Thursday, May 19, 2011

Parole Violators (1994 87 minutes)

Ex cop Miles Long does a show called Video Cop where he catches on tape ex cons doing more crimes and then he beats them up, leaving them ductaped to a telephone pole for the police to pick up. Generic cholo Chino gets out on parole (Miles busted him 6 years ago for being a child molester) and Miles is waiting for him, camera in hand and promises Chino he will catch him in the act again. Then Miles has a yelling conversation with his cop ex-girlfriend and they try to rekindle the old flame (" the dinner was cold but everything else was hot") before heading out to the park with her daughter. Chino can stay straight for only about 5 minutes before kidnapping another little girl but luckily Miles is right there to chase them. Chino gets away only  after Miles gets hit by a car about 3 times and falls off a cliff but Chino swears revenge and kidnaps the ex-girlfriends daughter. Then the rest of the movie (about an hour) is one fight after another as Miles and the mom try to get her back. This is like one extended Jackass stunt as Miles gets the bejeepers beaten out of him time and time again but keeps coming. At one point Chino has the daughter tied up on a raft in a pool and starts poking holes in the raft as Miles has to fight off a bunch of guys and that's not even close to the climax so get used to the 2 note background fighting music. There's only a brief respite at the hospital for a touching scene where the mom prays for forgiveness for cussing out her daughter but 2 minutes later she has a shotgun in her hand blowing away a gang of skinheads that Chino recruits to protect him. What's not to love - there's bad grammar ("Miles, your luck has just ran out") - one thug  wears a Samhain shirt ,gets beaten with a 2 x 4, and talks like one of those dolls where you pull the string - another thug is named Goon, really hates bird references,  has a queasy scene where the mom tries to seduce him and then falls for the old 'shake the bush while you're back there peeing so i know you're still there' ploy - and then as one guy is falling off a roof his slow motion scream sounds like a Tie Fighter coming straight at you




Friday, May 13, 2011

Twisted Nightmare (1982/1987 90 minutes)

An odd assortment of college students head up to Camp Paradise.
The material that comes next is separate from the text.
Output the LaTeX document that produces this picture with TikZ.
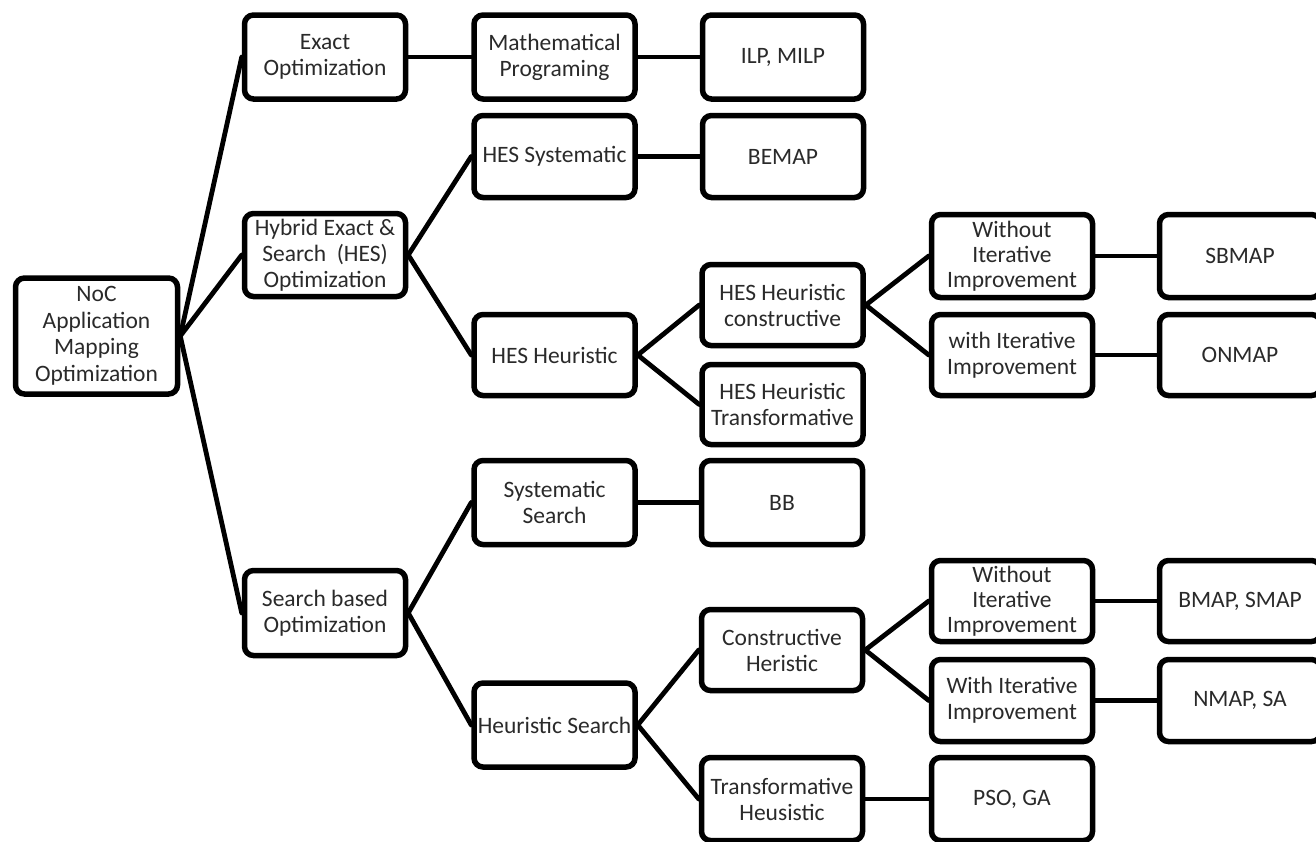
\documentclass[tikz,border=0pt]{standalone}
\usepackage{fontspec}
\setmainfont{Carlito}
\definecolor{txt}{HTML}{2A2A2A}
\tikzset{
  box/.style={draw=black, line width=5.5pt, rounded corners=9pt, fill=white,
    minimum width=161pt, minimum height=83pt, inner sep=0pt, align=center,
    text=txt, font=\fontsize{23.5}{26}\selectfont},
  tight/.style={font=\fontsize{23.5}{25}\selectfont},
  link/.style={line width=4.8pt, line cap=round}
}
\begin{document}
\begin{tikzpicture}[x=1pt,y=-1pt]
\useasboundingbox (0,0) rectangle (1316,841);
\clip (0,0) rectangle (1316,841);
\fill[white] (0,0) rectangle (1316,841);
% column 1
\node[box, minimum width=162pt, minimum height=116pt, font=\fontsize{23.5}{26.5}\selectfont] (noc) at (96.5,336) {NoC\\Application\\Mapping\\Optimization};
% column 2
\node[box, minimum height=84pt] (exact) at (325,57) {Exact\\Optimization};
\node[box] (hybrid) at (325,255) {Hybrid Exact \&\\Search~ (HES)\\Optimization};
\node[box, minimum height=85pt] (search) at (325,613) {Search based\\Optimization};
% column 3
\node[box, minimum height=84pt] (math) at (554.5,57) {Mathematical\\Programing};
\node[box, minimum height=82pt] (hessys) at (554.5,156.5) {HES Systematic};
\node[box, minimum height=81pt] (hesheu) at (554.5,355) {HES Heuristic};
\node[box, minimum height=84pt] (syss) at (554.5,502.5) {Systematic\\Search};
\node[box, minimum height=84pt] (heus) at (554.5,725) {Heuristic Search};
% column 4
\node[box, minimum height=84pt] (ilp) at (783,57) {ILP, MILP};
\node[box, minimum height=82pt] (bemap) at (783,156.5) {BEMAP};
\node[box, minimum height=81pt] (hesc) at (782.5,305) {HES Heuristic\\constructive};
\node[box, minimum height=80pt] (hest) at (782.5,404.5) {HES Heuristic\\Transformative};
\node[box, minimum height=84pt] (bb) at (782,502.5) {BB};
\node[box, minimum height=81pt] (ch) at (782,650) {Constructive\\Heristic};
\node[box] (th) at (782,799) {Transformative\\Heusistic};
% column 5
\node[box, tight] (wo1) at (1012,256) {Without\\Iterative\\Improvement};
\node[box, minimum height=81pt] (wi1) at (1012,355) {with Iterative\\Improvement};
\node[box, tight, minimum height=81pt] (wo2) at (1012,601) {Without\\Iterative\\Improvement};
\node[box, minimum height=82pt] (wi2) at (1012,700.5) {With Iterative\\Improvement};
\node[box] (pso) at (1012,799) {PSO, GA};
% column 6
\node[box] (sbmap) at (1240,256) {SBMAP};
\node[box, minimum height=81pt] (onmap) at (1240,355) {ONMAP};
\node[box, minimum height=81pt] (bmap) at (1240,601) {BMAP, SMAP};
\node[box, minimum height=82pt] (nmap) at (1240,700.5) {NMAP, SA};
% connectors
\draw[link] (noc.east) -- (exact.west);
\draw[link] (noc.east) -- (hybrid.west);
\draw[link] (noc.east) -- (search.west);
\draw[link] (exact.east) -- (math.west);
\draw[link] (math.east) -- (ilp.west);
\draw[link] (hybrid.east) -- (hessys.west);
\draw[link] (hybrid.east) -- (hesheu.west);
\draw[link] (hessys.east) -- (bemap.west);
\draw[link] (hesheu.east) -- (hesc.west);
\draw[link] (hesheu.east) -- (hest.west);
\draw[link] (hesc.east) -- (wo1.west);
\draw[link] (hesc.east) -- (wi1.west);
\draw[link] (wo1.east) -- (sbmap.west);
\draw[link] (wi1.east) -- (onmap.west);
\draw[link] (search.east) -- (syss.west);
\draw[link] (search.east) -- (heus.west);
\draw[link] (syss.east) -- (bb.west);
\draw[link] (heus.east) -- (ch.west);
\draw[link] (heus.east) -- (th.west);
\draw[link] (ch.east) -- (wo2.west);
\draw[link] (ch.east) -- (wi2.west);
\draw[link] (wo2.east) -- (bmap.west);
\draw[link] (wi2.east) -- (nmap.west);
\draw[link] (th.east) -- (pso.west);
\end{tikzpicture}
\end{document}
There's the muscular Korean guy with the crossbow, the black guy who looks like Quark from Star Trek and Dean the Party Machine, who has a bad back, anger management problems, and really hates being called 'pussy'. The rest of the kids act like they've never even seen each other before, which is strange because a flashback shows they were at that exact place two years ago when the handicapped younger brother of one of them spontaneously combusts after being picked on. He's been waiting in the woods ever since for revenge. His  sister lights black candles and cuts herself and there's some reference to an Indian curse and some devil worshipping but this is really about some big hairy burned guy stomping a mudhole on everyone. One couple falls for the old 'kittens in the barn' ploy, others die by bear trap and getting impaled on deer antlers. The best is when the old coot sheriff gets his head torn off and then the convulsing body shoots it's own head when it hits the ground. Take that you dumb cop! Dean gets really pissed when someone puts sugar in his gas tank and then flips off the killer, only to get zapped by an electrified fence. Whenever someone is in peril, underwater Jimmy Page jams with the drummer for the Power Station in the background and then there's a big explosion. You can't go wrong with that.

Saturday, May 7, 2011

Wizards of the Lost Kingdom (1985 72 minutes)
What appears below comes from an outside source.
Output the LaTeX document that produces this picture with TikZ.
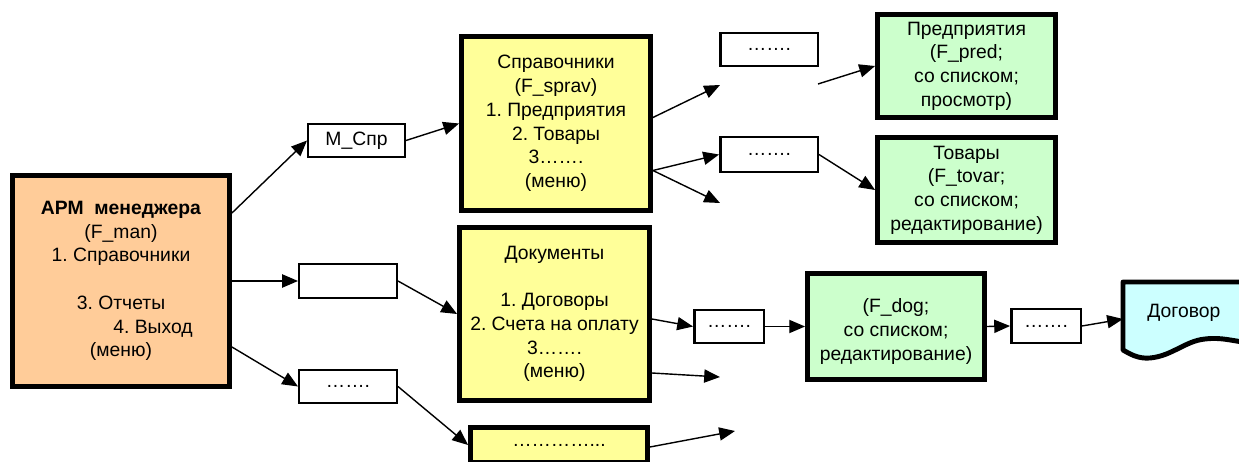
\documentclass[tikz,border=0pt]{standalone}
\usepackage{fontspec}
\setmainfont{Liberation Sans}
\usetikzlibrary{arrows.meta, positioning, calc}
\frenchspacing

\definecolor{manorange}{HTML}{FFCC99}
\definecolor{formyellow}{HTML}{FFFF99}
\definecolor{formgreen}{HTML}{CCFFCC}
\definecolor{doccyan}{HTML}{CCFFFF}

\begin{document}
\begin{tikzpicture}[
    x=0.02cm, y=-0.02cm,
    font=\fontsize{11}{13.5}\selectfont,
    thickbox/.style={draw, line width=2.8pt, align=center, inner sep=2pt},
    thinbox/.style={draw, line width=1.4pt, fill=white, inner sep=2pt},
    arr/.style={-{Triangle[length=9pt,width=7.5pt]}, line width=0.8pt}
]

    \useasboundingbox (0,0) rectangle (1239,462);

    % Main form
    \node[thickbox, fill=manorange, minimum width=4.34cm, minimum height=4.22cm] (man) at (121,281) {
        \textbf{АРМ\ \ менеджера}\\
        (F\_man)\\
        1. Справочники\\[13.5pt]
        3. Отчеты\\
        \hspace*{1.28cm}4. Выход\\
        (меню)
    };

    % Menu items
    \node[thinbox, minimum width=1.93cm, minimum height=0.65cm] (mspr) at (356.5,140.5) {М\_Спр};
    \node[thinbox, minimum width=1.95cm, minimum height=0.67cm] (blank) at (348,281) {};
    \node[thinbox, minimum width=1.95cm, minimum height=0.65cm] (dotsM) at (348,386.5) {…….};

    % Second level forms
    \node[thickbox, fill=formyellow, minimum width=3.78cm, minimum height=3.48cm] (sprav) at (556,123.5) {
        Справочники\\
        (F\_sprav)\\
        1. Предприятия\\
        2. Товары\\
        3…….\\
        (меню)
    };
    \node[thickbox, fill=formyellow, minimum width=3.80cm, minimum height=3.46cm] (docs) at (554.5,314) {
        Документы\\[13.5pt]
        1. Договоры\\
        2. Счета на оплату\\
        3…….\\
        (меню)
    };
    \node[thickbox, fill=formyellow, minimum width=3.54cm, minimum height=0.70cm] (other) at (559,445) {…………...};

    % Directory items
    \node[thinbox, minimum width=1.95cm, minimum height=0.65cm] (dotsA) at (769,49.5) {…….};
    \node[thinbox, minimum width=1.95cm, minimum height=0.69cm] (dotsB) at (769,154.5) {…….};
    \node[thinbox, minimum width=1.39cm, minimum height=0.65cm] (dotsC) at (729,326.5) {…….};
    \node[thinbox, minimum width=1.39cm, minimum height=0.67cm] (dotsD) at (1046,326) {…….};

    % Third level forms
    \node[thickbox, fill=formgreen, minimum width=3.56cm, minimum height=2.06cm] (pred) at (966.5,66) {
        Предприятия\\
        (F\_pred;\\
        со списком;\\
        просмотр)
    };
    \node[thickbox, fill=formgreen, minimum width=3.56cm, minimum height=2.10cm] (tovar) at (966.5,190) {
        Товары\\
        (F\_tovar;\\
        со списком;\\
        редактирование)
    };
    \node[thickbox, fill=formgreen, minimum width=3.54cm, minimum height=2.12cm] (dog) at (896,326.5) {
        ~\\
        (F\_dog;\\
        со списком;\\
        редактирование)
    };

    % Report document
    \draw[line width=2.8pt, fill=doccyan, line join=round] (1123,350) -- (1123,282) -- (1250,282) -- (1250,343)
        .. controls (1232,341) and (1222,337) .. (1205,339)
        .. controls (1185,341) and (1172,356) .. (1150,358)
        .. controls (1138,359) and (1130,354) .. (1123,350) -- cycle;
    \node[anchor=west, inner sep=0pt] (dogovor) at (1147,313) {Договор};
    \coordinate (dogin) at (1123,319);

    % Free arrow ends
    \coordinate (sprUp) at (720,85);
    \coordinate (predFrom) at (818,84);
    \coordinate (sprDn) at (720,203);
    \coordinate (docFree) at (720,377);
    \coordinate (otherFree) at (735,431);

    % Connectors
    \draw[arr] ($(man.east)+(0,-68)$) -- (mspr.west);
    \draw[arr] (man.east) -- (blank.west);
    \draw[arr] ($(man.east)+(0,66)$) -- (dotsM.west);
    \draw[arr] (mspr.east) -- (sprav.west);
    \draw[arr] (blank.east) -- (docs.west);
    \draw[arr] (dotsM.east) -- (other.west);

    \draw[arr] ($(sprav.east)+(0,-6)$) -- (sprUp);
    \draw[arr] (predFrom) -- (pred.west);
    \draw[arr] ($(sprav.east)+(0,47)$) -- (dotsB.west);
    \draw[arr] ($(sprav.east)+(0,47)$) -- (sprDn);
    \draw[arr] (dotsB.east) -- (tovar.west);

    \draw[arr] ($(docs.east)+(0,5)$) -- (dotsC.west);
    \draw[arr] ($(docs.east)+(0,59)$) -- (docFree);
    \draw[arr] ($(other.east)+(0,2)$) -- (otherFree);
    \draw[arr] (dotsC.east) -- (dog.west);
    \draw[arr] (dog.east) -- (dotsD.west);
    \draw[arr] (dotsD.east) -- (dogin);

\end{tikzpicture}
\end{document}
This starts off with some stolen footage from Deathstalker (1983) and Sorceress (1982) but where those movies were too preoccupied with boobs to be much fun, this is all about the wonder of a child's imagination. An evil wizard is doing some conquering when the good wizard entrusts his son with a ring of power and sends him off to escape into the woods. The kid loses the ring in about 10 seconds but he does have a companion creature (who looks like a cross between a sheep and Chewbacca and  sounds like a mix of Foster Brooks and the Swedish Chef from the Muppet show) to keep him company. They meet up with Bo Svenson(as a master swordsman) and  go on a quest to recover the ring and a sword of power to defeat the evil wizard who really hates midget henchman. Along the way there are many trials including a woman that turns into a gross spider monster, skeleton warriors, a cave full of ghosts, and a huge headed warrior that turns out to be a cyclops + some brightly colored optical effect wizard laser light battles that outdo CGI anyday. And all of this happens in just over  an hour? Huzzah!